The cost of inadvertent settlement offer disclosure: Technology Venture Corporation v The King

Published by Alexander Barnes

Overview

The Tax Court of Canada Rules (General Procedure) provide that a party may be entitled to substantial indemnity costs if the party makes a settlement offer and ends up obtaining an outcome at trial as favourable as or more favourable than that offer. In Technology Venture Corporation v The King (2025 TCC 157), the appellant was denied substantial indemnity costs because the settlement offer, in addition to being sent to the respondent, had inadvertently been sent to the Court.

Costs and settlement offers

Rule 147 grants the Court broad discretion to make costs awards. This power is discretionary, but not arbitrary; it must be exercised on a principled basis. Costs are intended to be compensatory and not punitive. Factors that the Court may consider are listed in rule 147(3), and include the result of the proceeding, the amounts in issue, the volume of work, the complexity of the issues, and any matter relevant to the question of costs.

Rules 147(3.1) and (3.3) contain the threshold requirements for an appellant to seek substantial indemnity costs based on a settlement offer. Rule 147(3.1) provides that an appellant may be entitled to substantial indemnity costs after the date of a settlement offer if the appellant obtains a judgment as favourable as or more favourable than the terms of the settlement offer. Pursuant to rule 147(3.3), the settlement offer must:

  1. be in writing;
  2. be served no earlier than 30 days after the close of pleadings and at least 90 days before the commencement of the hearing;
  3. not be withdrawn; and
  4. not expire earlier than 30 days before the commencement of the hearing.

Substantial indemnity costs for the purpose of this rule means 80% of solicitor and client costs (per rule 147(3.5)).

Of particular note, rule 147(3.8) also provides that no communication respecting a settlement offer shall be made to the Court (other than to a judge in a litigation process conference who is not the judge at the hearing) until all of the issues, other than costs, have been determined.

The decision

In Technology Venture, the parties were engaged in litigation before the Tax Court of Canada relating to the Minister of National Revenue’s reassessments that had characterized securities portfolios as income earning activities rather than investments on account of capital. Shortly after pleadings closed, the appellant had made a settlement offer to the respondent. The appellant was ultimately successful at trial and the judgment was more favourable to the appellant than the settlement offer. Accordingly, the appellant sought substantial indemnity costs pursuant to rule 147(3.1) in the amount of $326,417.50 (80% of its legal fees from the time the offer was made) and $194,705.59 in disbursements.

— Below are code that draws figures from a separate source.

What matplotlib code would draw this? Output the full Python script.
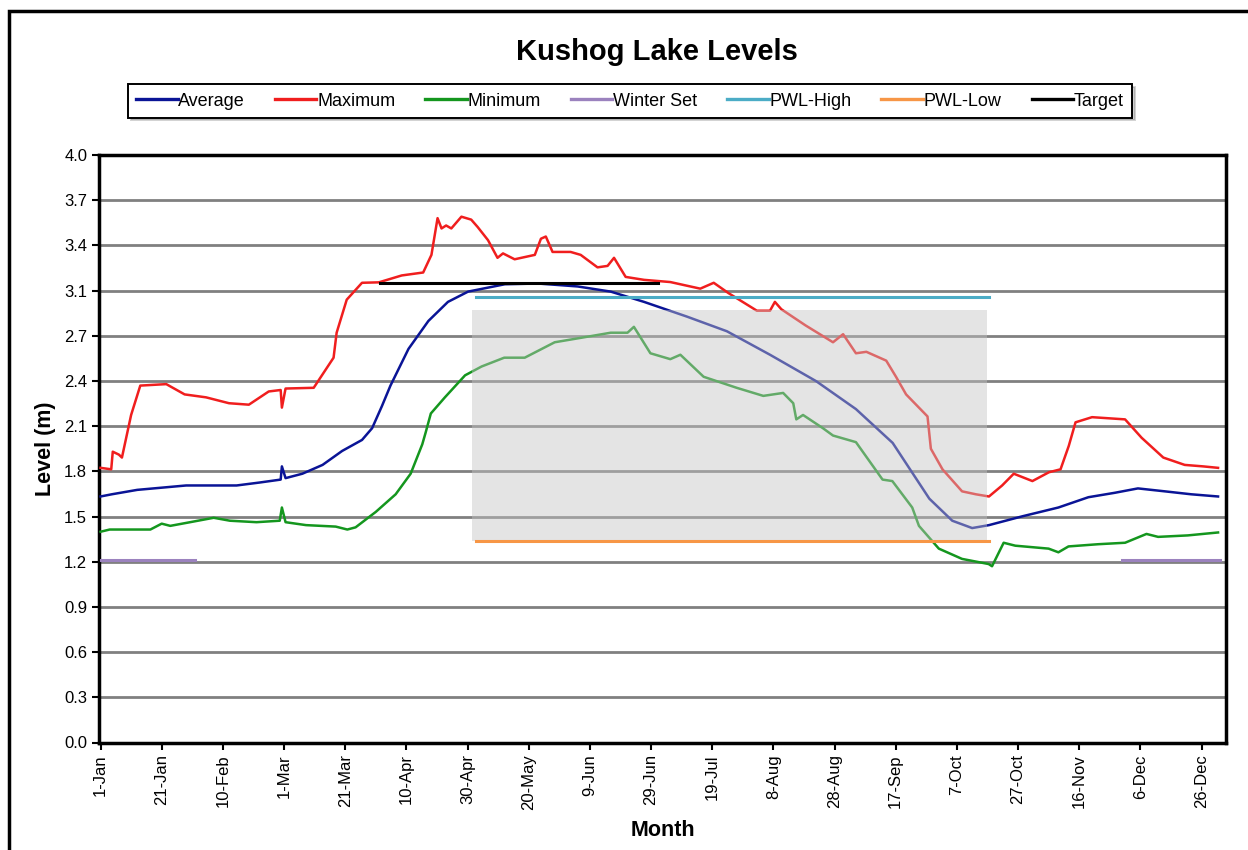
import matplotlib
matplotlib.use("Agg")
import matplotlib.pyplot as plt
from matplotlib.patches import Rectangle

plt.rcParams["font.family"] = ["Liberation Sans", "DejaVu Sans"]

# day of year (0 = 1-Jan) and level (m)
max_days = [0, 3.5, 4, 6, 7, 10, 13, 21.5, 27.5, 34.5, 42, 48.5, 55, 58.9, 59.3, 60.5,
            69.7, 76.2, 77.2, 80.5, 85.5, 91, 98.5, 105.5, 108.2, 110.2, 111.5, 113, 114.7,
            118, 121.2, 123.3, 126.7, 129.8, 131.6, 135.4, 142, 144, 145.6, 147.8, 153.7,
            157, 162.5, 165.8, 167.9, 171.7, 177.7, 186.3, 196.1, 200.5, 205.3, 214.6,
            218.9, 220.5, 222.6, 230.5, 239.5, 242.8, 247, 250.4, 256.9, 260.1, 263.4,
            270.4, 271.5, 275.3, 281.7, 286.2, 290.5, 294.8, 298.6, 304.7, 310.1, 313.9,
            316.6, 318.8, 324.2, 335, 340.4, 347.5, 354.5, 360.5, 365.4]
max_level = [1.87, 1.86, 1.98, 1.96, 1.94, 2.23, 2.43, 2.44, 2.37, 2.35, 2.31, 2.30, 2.39,
             2.40, 2.28, 2.41, 2.415, 2.62, 2.79, 3.015, 3.13, 3.133, 3.18, 3.20, 3.32,
             3.57, 3.50, 3.52, 3.50, 3.58, 3.56, 3.51, 3.42, 3.30, 3.33, 3.29, 3.32, 3.43,
             3.445, 3.34, 3.34, 3.32, 3.235, 3.245, 3.30, 3.17, 3.15, 3.135, 3.09, 3.13,
             3.06, 2.94, 2.94, 3.00, 2.95, 2.84, 2.725, 2.78, 2.65, 2.66, 2.60, 2.49, 2.37,
             2.22, 2.00, 1.86, 1.71, 1.69, 1.675, 1.75, 1.83, 1.78, 1.84, 1.86, 2.02, 2.18,
             2.215, 2.20, 2.075, 1.94, 1.89, 1.88, 1.87]

avg_days = [0, 3.7, 12, 28, 44.5, 52, 58.9, 59.3, 60.5, 66, 72.6, 79, 85.5, 88.8, 92,
            94.8, 100.7, 107.2, 113.6, 120.2, 132.2, 143, 156, 166.8, 177.7, 191.7, 204.8,
            218.9, 234, 247, 259, 271, 278.5, 285, 290.5, 301.4, 313.2, 323, 331.6, 339.2,
            348, 356.6, 365.4]
avg_level = [1.675, 1.69, 1.72, 1.75, 1.75, 1.77, 1.79, 1.88, 1.80, 1.83, 1.89, 1.985,
             2.06, 2.14, 2.29, 2.43, 2.68, 2.87, 3.00, 3.07, 3.12, 3.125, 3.105, 3.07, 3.00,
             2.90, 2.80, 2.64, 2.46, 2.27, 2.04, 1.66, 1.51, 1.46, 1.48, 1.54, 1.60, 1.67,
             1.70, 1.73, 1.71, 1.69, 1.675]

min_days = [0, 3, 16.3, 20, 22.8, 29.3, 37, 42.3, 51, 58.6, 59.3, 60.5, 67.2, 76.9, 80.7,
            83.4, 90, 96.5, 101.4, 105.2, 106.3, 108, 112.6, 119.2, 124.6, 132, 138.7,
            148.5, 157, 166.8, 172.3, 174.4, 179.8, 186.3, 189.6, 197.2, 208, 216.7, 223.2,
            226.5, 227.5, 229.7, 236.2, 239.5, 247, 255.7, 258.9, 265.4, 267.6, 274.1,
            281.7, 290.4, 291.5, 295.3, 299.1, 310, 313.2, 316.5, 326.2, 335, 342, 345.8,
            355.5, 365.4]
min_level = [1.435, 1.45, 1.45, 1.49, 1.475, 1.50, 1.53, 1.51, 1.50, 1.51, 1.60, 1.50,
             1.48, 1.47, 1.45, 1.465, 1.57, 1.69, 1.83, 2.03, 2.11, 2.24, 2.35, 2.50, 2.56,
             2.62, 2.62, 2.725, 2.755, 2.79, 2.79, 2.83, 2.65, 2.61, 2.64, 2.49, 2.415, 2.36,
             2.38, 2.31, 2.20, 2.23, 2.14, 2.09, 2.045, 1.79, 1.78, 1.60, 1.475, 1.32, 1.25,
             1.215, 1.20, 1.36, 1.34, 1.32, 1.295, 1.335, 1.35, 1.36, 1.42, 1.40, 1.41, 1.43]

winter_days = [[0, 31], [334, 366]]
winter_level = 1.24
pwl_days = [122.7, 290.4]
pwl_high = 3.03
pwl_low = 1.37
target_days = [91.5, 182.3]
target_level = 3.13
band_days = [121.3, 290]
band_levels = [1.37, 2.945]

tick_days = list(range(0, 361, 20))
tick_labels = ["1-Jan", "21-Jan", "10-Feb", "1-Mar", "21-Mar", "10-Apr", "30-Apr",
               "20-May", "9-Jun", "29-Jun", "19-Jul", "8-Aug", "28-Aug", "17-Sep",
               "7-Oct", "27-Oct", "16-Nov", "6-Dec", "26-Dec"]
y_labels = ["0.0", "0.3", "0.6", "0.9", "1.2", "1.5", "1.8", "2.1", "2.4", "2.7",
            "3.1", "3.4", "3.7", "4.0"]

fig = plt.figure(figsize=(12.48, 8.5), dpi=100)
ax = fig.add_axes([99 / 1248, 1 - 742.5 / 850, 1127 / 1248, 587.5 / 850])

lw = 1.8
ax.plot(avg_days, avg_level, color="#0a1496", lw=lw, label="Average", zorder=3)
ax.plot(max_days, max_level, color="#f01e1e", lw=lw, label="Maximum", zorder=3)
ax.plot(min_days, min_level, color="#14961e", lw=lw, label="Minimum", zorder=3)
for i, seg in enumerate(winter_days):
    ax.plot(seg, [winter_level] * 2, color="#9b82be", lw=2.2, zorder=3,
            label="Winter Set" if i == 0 else None)

# shaded band sits over the curves, so they look faded inside it
ax.add_patch(Rectangle((band_days[0], band_levels[0]), band_days[1] - band_days[0],
                       band_levels[1] - band_levels[0], facecolor="#c4c4c4",
                       alpha=0.45, lw=0, zorder=4))

ax.plot(pwl_days, [pwl_high] * 2, color="#4bacc6", lw=2.2, label="PWL-High", zorder=5)
ax.plot(pwl_days, [pwl_low] * 2, color="#f79646", lw=2.2, label="PWL-Low", zorder=5)
ax.plot(target_days, [target_level] * 2, color="black", lw=2.2, label="Target", zorder=5)

ax.set_xlim(-0.5, 368)
ax.set_ylim(0, 4)
ax.set_xticks(tick_days)
ax.set_xticklabels(tick_labels, rotation=90, fontsize=12)
ax.set_yticks([4 * i / 13 for i in range(14)])
ax.set_yticklabels(y_labels, fontsize=12)
ax.tick_params(direction="out", length=5, width=1.5, color="black")
ax.yaxis.grid(True, color="#808080", lw=2)
ax.set_axisbelow(True)
for s in ax.spines.values():
    s.set_linewidth(2.5)
    s.set_color("black")

ax.set_ylabel("Level (m)", fontsize=15.5, fontweight="bold", labelpad=6)
ax.set_xlabel("Month", fontsize=15.5, fontweight="bold", labelpad=7)

fig.text(657 / 1248, 1 - 52 / 850, "Kushog Lake Levels", fontsize=21,
         fontweight="bold", ha="center", va="center")

leg = fig.legend(loc="center", bbox_to_anchor=(630 / 1248, 1 - 101 / 850), ncol=7,
                 fontsize=13, frameon=True, fancybox=False, shadow={"ox": 2, "oy": -2, "alpha": 0.25},
                 edgecolor="black", handlelength=2.3, handletextpad=0.05,
                 columnspacing=1.65, borderpad=0.45)
leg.get_frame().set_linewidth(1.4)
for h in leg.get_lines():
    h.set_linewidth(2.4)

fig.add_artist(Rectangle((9 / 1248, -0.1), 1.2, 1.1 - 11 / 850, transform=fig.transFigure,
                         fill=False, lw=2.5, edgecolor="black"))

fig.savefig("out.png", dpi=100)
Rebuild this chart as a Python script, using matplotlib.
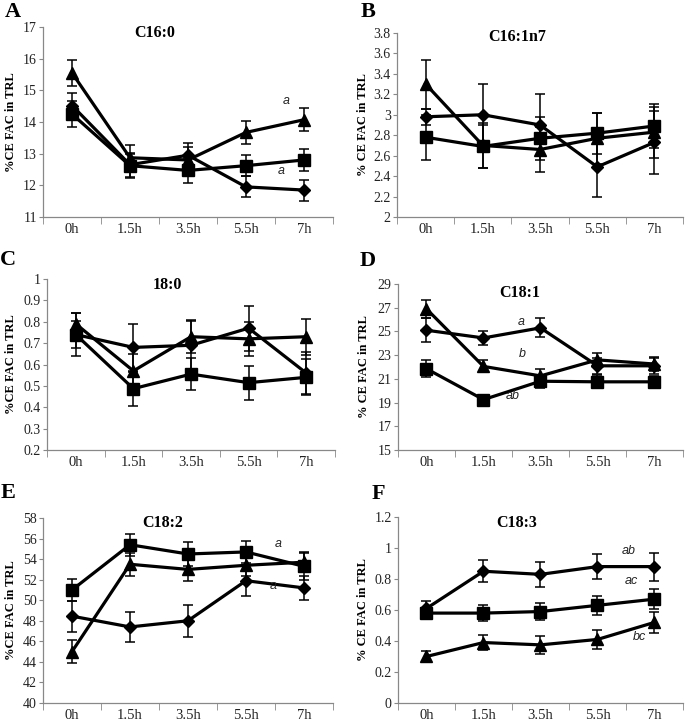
import matplotlib.pyplot as plt
from matplotlib.ticker import FixedLocator

times = ["0h", "1.5h", "3.5h", "5.5h", "7h"]
x = list(range(len(times)))

# A  C16:0
a_diamond = [14.52, 12.65, 12.95, 11.95, 11.85]
a_diamond_err = [0.38, 0.38, 0.40, 0.33, 0.33]
a_square = [14.25, 12.62, 12.47, 12.62, 12.80]
a_square_err = [0.40, 0.38, 0.40, 0.33, 0.35]
a_triangle = [15.55, 12.87, 12.80, 13.67, 14.07]
a_triangle_err = [0.42, 0.40, 0.40, 0.36, 0.36]

# B  C16:1n7
b_diamond = [2.98, 3.00, 2.90, 2.49, 2.73]
b_diamond_err = [0.08, 0.30, 0.30, 0.29, 0.31]
b_square = [2.78, 2.69, 2.77, 2.82, 2.89]
b_square_err = [0.22, 0.21, 0.21, 0.20, 0.22]
b_triangle = [3.30, 2.70, 2.66, 2.77, 2.83]
b_triangle_err = [0.24, 0.22, 0.22, 0.25, 0.25]

# C  18:0
c_diamond = [0.74, 0.68, 0.69, 0.77, 0.56]
c_diamond_err = [0.10, 0.11, 0.12, 0.105, 0.10]
c_square = [0.74, 0.487, 0.555, 0.515, 0.54]
c_square_err = [0.065, 0.08, 0.075, 0.08, 0.085]
c_triangle = [0.79, 0.57, 0.73, 0.72, 0.73]
c_triangle_err = [0.05, 0.08, 0.075, 0.08, 0.085]

# D  C18:1
d_diamond = [25.1, 24.45, 25.3, 22.1, 22.1]
d_diamond_err = [1.0, 0.6, 0.8, 0.7, 0.7]
d_square = [21.85, 19.25, 20.8, 20.75, 20.75]
d_square_err = [0.7, 0.35, 0.55, 0.55, 0.5]
d_triangle = [26.9, 22.05, 21.25, 22.6, 22.25]
d_triangle_err = [0.75, 0.5, 0.6, 0.6, 0.6]

# E  C18:2
e_diamond = [48.45, 47.4, 48.0, 51.9, 51.2]
e_diamond_err = [1.5, 1.45, 1.55, 1.5, 1.15]
e_square = [51.0, 55.4, 54.5, 54.7, 53.3]
e_square_err = [1.1, 1.05, 1.15, 1.05, 1.3]
e_triangle = [45.0, 53.5, 53.0, 53.4, 53.7]
e_triangle_err = [1.15, 1.1, 1.15, 1.0, 1.0]

# F  C18:3
f_diamond = [0.61, 0.85, 0.83, 0.88, 0.88]
f_diamond_err = [0.05, 0.07, 0.08, 0.08, 0.09]
f_square = [0.58, 0.58, 0.59, 0.63, 0.67]
f_square_err = [0.03, 0.05, 0.055, 0.06, 0.065]
f_triangle = [0.30, 0.39, 0.375, 0.41, 0.52]
f_triangle_err = [0.035, 0.05, 0.06, 0.06, 0.07]

panels = [
    dict(letter="A", title="C16:0", ylabel="%CE FAC in TRL",
         pos=[0.0628, 0.6999, 0.4232, 0.2628], ylim=(11, 17), step=1,
         series=[(a_diamond, a_diamond_err), (a_square, a_square_err), (a_triangle, a_triangle_err)],
         notes=[(3.69, 14.65, "a"), (3.6, 12.46, "a")],
         title_xy=(0.386, 0.968), letter_xy=(13, 12), ylab_x=11),
    dict(letter="B", title="C16:1n7", ylabel="% CE FAC in TRL",
         pos=[0.5796, 0.6999, 0.4175, 0.2545], ylim=(2, 3.8), step=0.2,
         series=[(b_diamond, b_diamond_err), (b_square, b_square_err), (b_triangle, b_triangle_err)],
         notes=[],
         title_xy=(0.42, 0.978), letter_xy=(368, 12), ylab_x=363),
    dict(letter="C", title="18:0", ylabel="%CE FAC in TRL",
         pos=[0.0686, 0.3776, 0.4205, 0.2365], ylim=(0.2, 1), step=0.1,
         series=[(c_diamond, c_diamond_err), (c_square, c_square_err), (c_triangle, c_triangle_err)],
         notes=[],
         title_xy=(0.417, 0.965), letter_xy=(8, 260), ylab_x=11),
    dict(letter="D", title="C18:1", ylabel="% CE FAC in TRL",
         pos=[0.581, 0.3776, 0.416, 0.2296], ylim=(15, 29), step=2,
         series=[(d_diamond, d_diamond_err), (d_square, d_square_err), (d_triangle, d_triangle_err)],
         notes=[(1.66, 25.76, "a"), (1.69, 23.1, "b"), (1.52, 19.56, "ab")],
         title_xy=(0.428, 0.946), letter_xy=(368, 261), ylab_x=364),
    dict(letter="E", title="C18:2", ylabel="%CE FAC in TRL",
         pos=[0.0628, 0.0277, 0.4232, 0.2558], ylim=(40, 58), step=2,
         series=[(e_diamond, e_diamond_err), (e_square, e_square_err), (e_triangle, e_triangle_err)],
         notes=[(3.55, 55.5, "a"), (3.47, 51.35, "a")],
         title_xy=(0.414, 0.973), letter_xy=(8, 493), ylab_x=11),
    dict(letter="F", title="C18:3", ylabel="% CE FAC in TRL",
         pos=[0.581, 0.0277, 0.416, 0.2572], ylim=(0, 1.2), step=0.2,
         series=[(f_diamond, f_diamond_err), (f_square, f_square_err), (f_triangle, f_triangle_err)],
         notes=[(3.55, 0.98, "ab"), (3.6, 0.787, "ac"), (3.73, 0.427, "bc")],
         title_xy=(0.417, 0.968), letter_xy=(378, 494), ylab_x=363),
]

markers = [("D", 6.5), ("s", 8), ("^", 9)]
serif = "Liberation Serif"

W, H = 685, 723
fig = plt.figure(figsize=(W / 100, H / 100), dpi=100)

for p in panels:
    ax = fig.add_axes(p["pos"])
    for (vals, errs), (m, ms) in zip(p["series"], markers):
        ax.errorbar(x, vals, yerr=errs, color="black", lw=2.3, marker=m, ms=ms,
                    elinewidth=1.1, capsize=3.5, capthick=1.1)
    lo, hi = p["ylim"]
    ax.set_ylim(lo, hi)
    ax.set_xlim(-0.5, 4.5)
    n = int(round((hi - lo) / p["step"]))
    yt = [round(lo + i * p["step"], 2) for i in range(n + 1)]
    ax.set_yticks(yt)
    ax.set_yticklabels(["%g" % v for v in yt], family=serif, fontsize=10, color="#222222")
    ax.set_xticks(x)
    ax.set_xticklabels(times, family=serif, fontsize=10.5, color="#222222")
    ax.xaxis.set_minor_locator(FixedLocator([i - 0.5 for i in range(6)]))
    ax.tick_params(axis="x", which="major", length=0, pad=4)
    ax.tick_params(axis="x", which="minor", length=5, color="#888888", direction="out")
    ax.tick_params(axis="y", length=3, color="#888888", direction="out", pad=1.5)
    for s in ["top", "right"]:
        ax.spines[s].set_visible(False)
    for s in ["left", "bottom"]:
        ax.spines[s].set_color("#888888")
        ax.spines[s].set_linewidth(0.9)
    ax.text(p["title_xy"][0], p["title_xy"][1], p["title"], transform=ax.transAxes,
            ha="center", va="center", family=serif, fontweight="bold", fontsize=11.5)
    for nx, ny, t in p["notes"]:
        ax.text(nx, ny, t, ha="center", va="center", family="Liberation Sans",
                style="italic", fontsize=9, color="#222222")
    lx, ly = p["letter_xy"]
    fig.text(lx / W, 1 - ly / H, p["letter"], ha="center", va="center",
             family=serif, fontweight="bold", fontsize=16)
    b = p["pos"]
    fig.text(p["ylab_x"] / W, b[1] + b[3] / 2, p["ylabel"], rotation=90,
             ha="center", va="center", family=serif, fontweight="bold", fontsize=9)

fig.savefig("out.png", dpi=100)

The threshold requirements of rules 147(3.1) and (3.3) were met. However, apparently unbeknownst to the appellant or its counsel, a copy of the appellant’s settlement offer had been sent to the Court on the same day it was delivered to the respondent. The cover letter for the settlement offer that was served on the respondent ended with “c.c.: Tax Court of Canada”, and the fax transmission cover page and verification report confirmed that a copy was sent to the Court. The appellant was unaware that the Court had received a copy of the offer and Justice Hill, the presiding judge, likewise was not aware of its existence until the respondent raised the issue in the motion for costs.

The respondent argued that substantial indemnity costs should not be awarded because the appellant failed to comply with the confidentiality requirement in rule 147(3.8). In that regard, the Tax Court of Canada Rules do not specify the consequences of breaching rule 147(3.8). The appellant argued that there was no prejudice from the error since Justice Hill was not aware of the offer until after she had rendered her decision on the substantive issues. However, after analyzing the text, context, and purpose of rule 147(3.8), Justice Hill concluded that it is a mandatory requirement because to hold otherwise would render the rule meaningless and undermine the purpose of the substantial indemnity costs provisions as a whole.

Justice Hill explained that rule 147(3.8) is consistent with settlement privilege, which is the common law rule that protects settlement communications between parties. Settlement privilege promotes honest and frank discussions between the parties. Similar to settlement privilege, rule 147(3.8) allows a settlement offer to be disclosed after the substantive issues are decided so that entitlement to substantial indemnity costs may be determined.

Justice Hill emphasized that the appellant did not file any affidavit evidence supporting its claim that the disclosure was inadvertent. Such evidence might have led to a different outcome.

While Justice Hill concluded that the appellant was not entitled to substantial indemnity costs, she did award 45% of the appellant’s legal fees and disbursements based on the results of the proceeding and the appellant’s settlement offer.

Conclusion 

Settlement privilege must be respected and settlement discussions should remain between the parties. Technology Venture underscores this principle, showing that breaching settlement privilege and the confidentiality requirement in rule 147(3.8), even inadvertently, can have real-world financial impacts. The result is arguably harsh but tax litigators must now recognize that even an inconsequential breach of the Rules could invalidate an otherwise-qualifying settlement offer.